Dr. Annie Sauer Booth, Department of Statistics, NC State University
Deep Gaussian Process Surrogates for Computer Experiments
March 19, 2024
Link to recording on the SDNS YouTube Channel: https://youtu.be/DMEWDMhIXCI
Abstract:
This talk provides an overview of Bayesian deep Gaussian processes (DGPs) as surrogate models for computer experiments. Computer experiments are invaluable tools for replacing and/or supplementing direct experimentation, particularly in settings where physical experimentation is restricted by ethical, time, financial, or practicality constraints.
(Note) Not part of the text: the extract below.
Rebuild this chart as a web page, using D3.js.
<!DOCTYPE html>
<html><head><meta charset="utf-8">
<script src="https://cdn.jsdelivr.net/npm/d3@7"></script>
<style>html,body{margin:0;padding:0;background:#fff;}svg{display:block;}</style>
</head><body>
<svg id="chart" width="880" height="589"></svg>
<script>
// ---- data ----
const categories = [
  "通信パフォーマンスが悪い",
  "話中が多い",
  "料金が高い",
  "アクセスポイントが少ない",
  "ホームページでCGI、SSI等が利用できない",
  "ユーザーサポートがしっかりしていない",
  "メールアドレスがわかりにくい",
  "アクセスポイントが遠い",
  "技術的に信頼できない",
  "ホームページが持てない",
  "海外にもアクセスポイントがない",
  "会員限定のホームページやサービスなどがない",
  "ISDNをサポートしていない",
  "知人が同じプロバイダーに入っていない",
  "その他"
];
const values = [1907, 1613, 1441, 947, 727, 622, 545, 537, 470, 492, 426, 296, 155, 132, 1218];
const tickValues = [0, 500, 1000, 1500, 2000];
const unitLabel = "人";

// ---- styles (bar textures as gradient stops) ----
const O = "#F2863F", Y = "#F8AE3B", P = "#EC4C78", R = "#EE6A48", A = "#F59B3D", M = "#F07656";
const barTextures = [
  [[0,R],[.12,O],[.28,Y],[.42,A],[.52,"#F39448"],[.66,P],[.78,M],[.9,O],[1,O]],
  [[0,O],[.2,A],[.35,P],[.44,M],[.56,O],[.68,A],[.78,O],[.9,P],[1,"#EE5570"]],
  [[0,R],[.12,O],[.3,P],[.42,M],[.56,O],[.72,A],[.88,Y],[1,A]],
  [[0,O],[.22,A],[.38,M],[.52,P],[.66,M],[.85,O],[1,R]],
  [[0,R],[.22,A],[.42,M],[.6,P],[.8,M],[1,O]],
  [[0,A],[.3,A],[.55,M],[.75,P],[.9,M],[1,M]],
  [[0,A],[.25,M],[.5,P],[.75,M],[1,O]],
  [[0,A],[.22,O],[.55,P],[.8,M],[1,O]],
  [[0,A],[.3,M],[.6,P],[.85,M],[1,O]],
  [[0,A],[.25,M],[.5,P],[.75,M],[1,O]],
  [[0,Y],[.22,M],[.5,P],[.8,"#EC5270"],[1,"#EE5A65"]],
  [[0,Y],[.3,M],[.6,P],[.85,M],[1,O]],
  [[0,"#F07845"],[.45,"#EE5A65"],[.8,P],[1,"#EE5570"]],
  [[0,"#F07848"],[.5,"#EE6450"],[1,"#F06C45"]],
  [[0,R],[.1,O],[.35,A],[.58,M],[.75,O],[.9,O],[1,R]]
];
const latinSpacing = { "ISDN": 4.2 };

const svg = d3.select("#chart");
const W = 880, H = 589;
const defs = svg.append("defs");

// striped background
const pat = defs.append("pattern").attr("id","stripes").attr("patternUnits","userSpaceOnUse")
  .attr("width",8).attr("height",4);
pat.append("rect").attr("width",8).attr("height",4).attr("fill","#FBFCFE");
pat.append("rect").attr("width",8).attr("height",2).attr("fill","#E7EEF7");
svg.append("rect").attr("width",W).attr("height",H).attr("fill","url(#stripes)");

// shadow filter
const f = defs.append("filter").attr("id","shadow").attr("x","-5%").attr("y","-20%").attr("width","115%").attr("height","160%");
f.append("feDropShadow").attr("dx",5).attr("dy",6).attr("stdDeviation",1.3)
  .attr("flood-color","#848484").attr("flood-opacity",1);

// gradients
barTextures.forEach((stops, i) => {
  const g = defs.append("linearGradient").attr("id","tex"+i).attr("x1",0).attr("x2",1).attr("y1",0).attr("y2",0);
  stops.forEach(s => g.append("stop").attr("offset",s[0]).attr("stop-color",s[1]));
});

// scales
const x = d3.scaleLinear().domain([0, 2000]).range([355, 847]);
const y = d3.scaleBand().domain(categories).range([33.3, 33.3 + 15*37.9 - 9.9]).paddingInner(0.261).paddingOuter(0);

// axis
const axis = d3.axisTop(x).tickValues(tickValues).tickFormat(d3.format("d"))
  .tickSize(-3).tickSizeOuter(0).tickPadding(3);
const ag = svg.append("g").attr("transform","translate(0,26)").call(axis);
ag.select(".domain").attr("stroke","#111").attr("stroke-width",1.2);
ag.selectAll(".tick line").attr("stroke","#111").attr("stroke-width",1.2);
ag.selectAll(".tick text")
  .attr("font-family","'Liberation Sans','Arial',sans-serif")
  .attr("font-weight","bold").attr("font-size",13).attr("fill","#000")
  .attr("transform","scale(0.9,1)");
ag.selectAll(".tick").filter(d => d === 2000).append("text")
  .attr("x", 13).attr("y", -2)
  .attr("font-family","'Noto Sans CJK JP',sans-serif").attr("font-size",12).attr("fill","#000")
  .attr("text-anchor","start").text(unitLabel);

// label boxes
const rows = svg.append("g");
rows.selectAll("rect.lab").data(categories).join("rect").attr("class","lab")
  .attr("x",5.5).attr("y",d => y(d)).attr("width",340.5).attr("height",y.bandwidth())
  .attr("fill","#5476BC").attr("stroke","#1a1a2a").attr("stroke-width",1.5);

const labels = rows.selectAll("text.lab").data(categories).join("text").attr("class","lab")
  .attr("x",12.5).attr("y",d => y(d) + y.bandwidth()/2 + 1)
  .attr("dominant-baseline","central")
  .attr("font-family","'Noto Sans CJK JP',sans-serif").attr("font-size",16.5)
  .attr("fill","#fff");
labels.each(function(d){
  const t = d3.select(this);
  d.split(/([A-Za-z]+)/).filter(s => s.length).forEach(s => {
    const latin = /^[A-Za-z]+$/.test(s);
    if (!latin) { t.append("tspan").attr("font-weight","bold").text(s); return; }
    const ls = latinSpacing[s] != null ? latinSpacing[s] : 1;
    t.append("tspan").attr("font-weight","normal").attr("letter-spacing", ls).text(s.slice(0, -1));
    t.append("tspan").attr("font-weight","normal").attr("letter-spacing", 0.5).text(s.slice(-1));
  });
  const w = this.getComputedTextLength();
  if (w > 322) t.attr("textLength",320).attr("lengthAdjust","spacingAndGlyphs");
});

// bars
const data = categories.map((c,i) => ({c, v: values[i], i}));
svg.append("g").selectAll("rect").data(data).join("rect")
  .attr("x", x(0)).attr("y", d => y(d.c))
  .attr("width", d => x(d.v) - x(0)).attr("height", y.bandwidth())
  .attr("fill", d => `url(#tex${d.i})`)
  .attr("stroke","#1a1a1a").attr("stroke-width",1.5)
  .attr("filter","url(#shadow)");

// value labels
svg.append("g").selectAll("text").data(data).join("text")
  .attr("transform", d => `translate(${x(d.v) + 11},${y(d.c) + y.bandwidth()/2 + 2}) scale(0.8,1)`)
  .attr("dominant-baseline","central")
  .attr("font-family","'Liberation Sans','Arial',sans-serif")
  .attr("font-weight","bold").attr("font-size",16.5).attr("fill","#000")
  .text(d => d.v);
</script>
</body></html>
Such simulations are necessarily complex and require statistical “surrogate” models, trained on a limited budget of simulator evaluations, which can provide predictions and uncertainty quantification at untried input configurations. Gaussian process (GP) surrogates are the canonical choice, but they are limited by stationarity constraints. DGPs upgrade ordinary GPs through functional composition, in which intermediate GP layers warp the original inputs, providing flexibility to model non-stationary dynamics. In large data settings, we integrate Vecchia approximation for faster computation. In small data settings, we utilize strategic active learning/sequential designs with a variety of objectives including variance reduction, Bayesian optimization, and reliability analysis. We showcase implementation in the “deepgp” package for R on CRAN.